Разумеется, Барышников произносит текст своей роли, говорит, но не вполне внятно, «насекомым» голосом — как сказано у Кафки, «к которому примешивался какой-то подспудный, но упрямый болезненный писк». Точная находка: во время разговоров родных Грегор из соседней комнаты время от времени издает странные, нечеловеческие звуки, от которых цепенеют домашние. Когда же Барышников по ходу спектакля высказывается артикулированно, то его русский акцент придает речи достоверный легкий оттенок потусторонности.
Итак, в полном соответствии с рассказом, за Грегором закреплен задний план. У Кафки переднего плана нет вовсе, у Беркоффа — это домашние.
Кафкианская тема одиночества и экзистенциальной отчужденности в спектакле приобретает более конкретный характер. По сути дела, это семейная драма.
Грегор отчужден прежде всего от своей семьи. От бессловесной гусеницы-матери, от самодовольного жука-отца, от жизнерадостной бабочки-сестры.
Мать и в рассказе, и в театральной постановке остается невнятной и безличностной — носительницей абстрактной идеи материнства.

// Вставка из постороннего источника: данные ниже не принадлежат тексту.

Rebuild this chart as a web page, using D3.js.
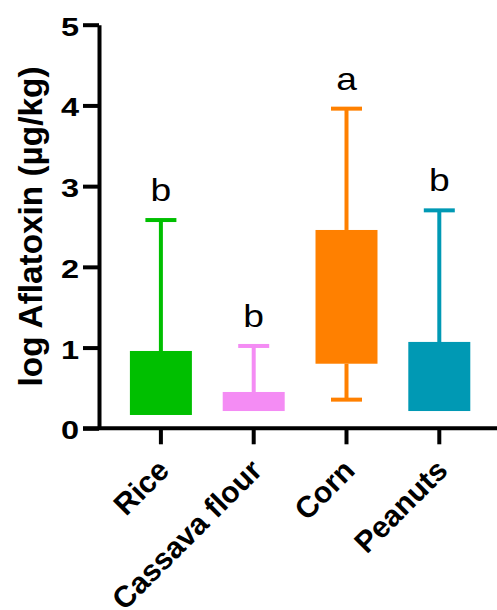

Намеченная у Кафки линия надрывной экстатической жертвенности сестры Греты — единственной в семье, согласившейся как-то ухаживать за насекомым-братом, — в спектакле еще больше усилена и доведена до идеи жертвенности извращенной. Грета взрослеет и как бы очеловечивается (в том смысле, что становится полноценным гоминидом) за счет расчеловечивания Грегора. И когда он, больная, замученная и исхудавшая тварь, умирает, выброшенный, как и положено насекомому, на помойку, сестра своей вампирски пышущей юностью подтверждает вечную цикличность мира: «…несмотря на все горести, она за последнее время расцвела и стала пышной красавицей». Последние слова рассказа — о Грете, а именно о том, как она «выпрямила свое молодое тело».
Лишенный прямохождения Грегор проиграл, как случается обычно: большие рыбы пожирают малых, высшие животные одолевают низших, человек попирает насекомое. Даже такое, как Грегор Замза, — насекомое с прекрасным прошлым коммивояжера.
Но если сестра завершает эпопею превращения Замзы, то главным действующим лицом этой коллизии является отец.
И здесь вновь на сцену выходит сам автор. Отец Грегора — это Кафка-старший из знаменитого «Письма к отцу» — «по силе, здоровью, аппетиту, голосовым данным, красноречию, довольству собой, самоуверенности, выносливости, присутствию духа». Инсценировщик и режиссер Стивен Беркофф находился в гораздо более выигрышном положении, чем писатель Франц Кафка: он читал «Письмо к отцу», когда писал пьесу, а Кафка, когда сочинял рассказ «Превращение», — еще нет: «Письмо…» написано на пять лет позже. Поэтому сценическая интерпретация «Превращения» почти столько же, сколько и рассказу, обязана литературному обращению сына к отцу и «Дневникам» писателя. У старшего Замзы в гротескном исполнении Рене Обержонуа — манеры старшего Кафки: говорить, есть, поучать, делать замечания. В семью Замзы перенесен сложный комплекс отношений из семьи Кафки.
Мне странно было читать в некоторых рецензиях на спектакль «Превращение» сетования на «социализацию» Кафки, на превращение философской притчи в антибуржуазный фарс и даже в «марксистский китч». Основанием к таким суждениям стали, по-видимому, те сцены, где родня Грегора утрирует свою тягу к его деньгам и свою зависимость от его заработка. Опять-таки в рассказе этот мотив звучит куда приглушеннее, чем, скажем, в «Дневниках», где писатель — например, в записи 15-го года, года публикации «Превращения», — ясно говорит о том, что из-за родителей не может бросить службу и заняться только литературой. В спектакле же усилена тема денег и есть несколько коротких эпизодов с марионеточно четкими движениями членов семьи и их восклицаниями «Сигары! Платья! Пиво! Развлечения!» и т. д.
Но, конечно же, это если и карикатура, то не социальная, а антропологическая. Пародируется не класс буржуа, а род человеческий. Да и вообще, Кафку жадность не оскорбляла и не раздражала — он считал ее «одним из вернейших признаков того, что человек глубоко несчастен». Над несчастными Кафка не смеялся. И не о Марксе стоит тут вспоминать, а о Фрейде.
Тяжелый комплекс неполноценности, который испытывал писатель по отношению к отцу, не надо и трудиться вычленять по психоаналитическим признакам: все уже сказано в «Письме…». Один пример из множества: «Я — худой, слабый, узкий, ты — сильный, большой, широкий… Я казался себе жалким, причем не только перед тобой, но перед всем миром, ибо ты был для меня мерой всех вещей». И так сквозь все «Письмо…»: о мощном постоянном давлении отца.